COLUMBUS, Ohio -- Although minorities and people with less education are more likely than others to experience money problems, an Ohio State University study suggests other factors are responsible for financial insolvency.
The study found that even after taking into account differences in income, older people and married couples were less likely to be insolvent than younger people or those who were separated, widowed, divorced or single.
Race, educational level and household size did not turn out to be significant factors.
"Looked at by themselves, race and education do seem to play a role, but when you control for other factors, they don't," said Sherman Hanna, professor of family resource management at Ohio State.
"For example, African Americans are less likely to live in married-couple households, and married couples are less likely to be insolvent."
Hanna conducted the study with doctoral student Sharon DeVaney, who is now an assistant
professor in consumer sciences
and retailing at Purdue University. Their findings were published in a recent issue of the Journal of Consumer Studies and Home Economics.
The researchers used data collected in 1983 and 1986 from 1,934 households for the Federal Reserve System's Survey of Consumer Finances. For this study, the researchers converted all dollars to 1985 values to take inflation into account.

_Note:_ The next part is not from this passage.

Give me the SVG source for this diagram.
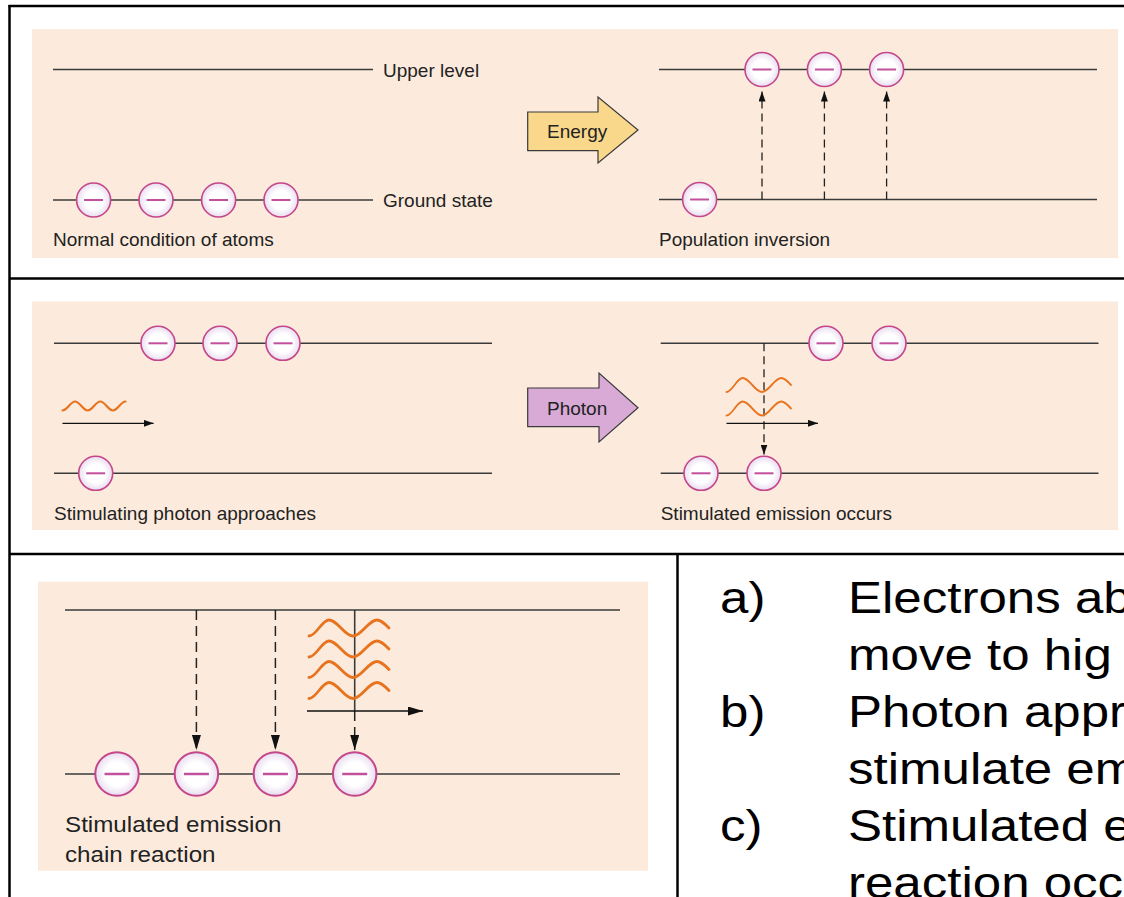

The researchers found that in 1983, 9 percent of the households surveyed fit their definition of "insolvent." In 1986, the proportion decreased to 6 percent. The decrease makes sense in light of the finding that households with older members are less likely to be insolvent, because the same households were interviewed in both years.
The study defined "insolvency" as having a net worth less than one month's income. Net worth is a person's total assets minus their total debts. Assets include cash, investments, insurance and pension funds plus the market value of a home, property, car and business.
While many people who meet this definition may never declare bankruptcy -- fewer than 1 percent of American households file for bankruptcy per year, Hanna said -- they do have very little in reserve and would not have anything to fall back on in case of an emergency.
"These are the people who could be one paycheck from living on the street," Hanna said.
Details of the findings include:
_ In 1983, 30-year-olds with incomes under $20,000 who were otherwise average had a predicted insolvency rate of 38 percent, compared to 18 percent for otherwise similar 60-year-olds. In 1986, 37 percent of 30-year-olds with an income of less than $15,000 were insolvent, while only 22 percent of the 60-year-olds with that income were insolvent. "It's really an interaction of income and age," Hanna said. "Generally, if you had a high income, you wouldn't be insolvent no matter what your age. If your income is in the mid-range, you're less likely to be insolvent as you age. Lower-income groups make some progress as they age, but they're more likely to be insolvent than other groups."
Hanna speculates that home ownership may be one reason that older people were less likely to be insolvent than younger people. As people build equity in their homes -- the largest single investment that most Americans make -- the size of their overall debt decreases. That makes them less likely to be at risk for insolvency, he said.
_ In both years, being married with children was associated with a 5 percent insolvency rate, the lowest of any group. (The researchers included unmarried couples who lived together as partners in the married category.)
_ In both years, single parents were more likely to be insolvent. However, the rate doubled from 12.5 percent to 25 percent when the parent's marital status was "separated" rather than divorced, widowed or never married. That could be because of all the expenses associated with legal proceedings during separation, and with setting up a new household, Hanna said.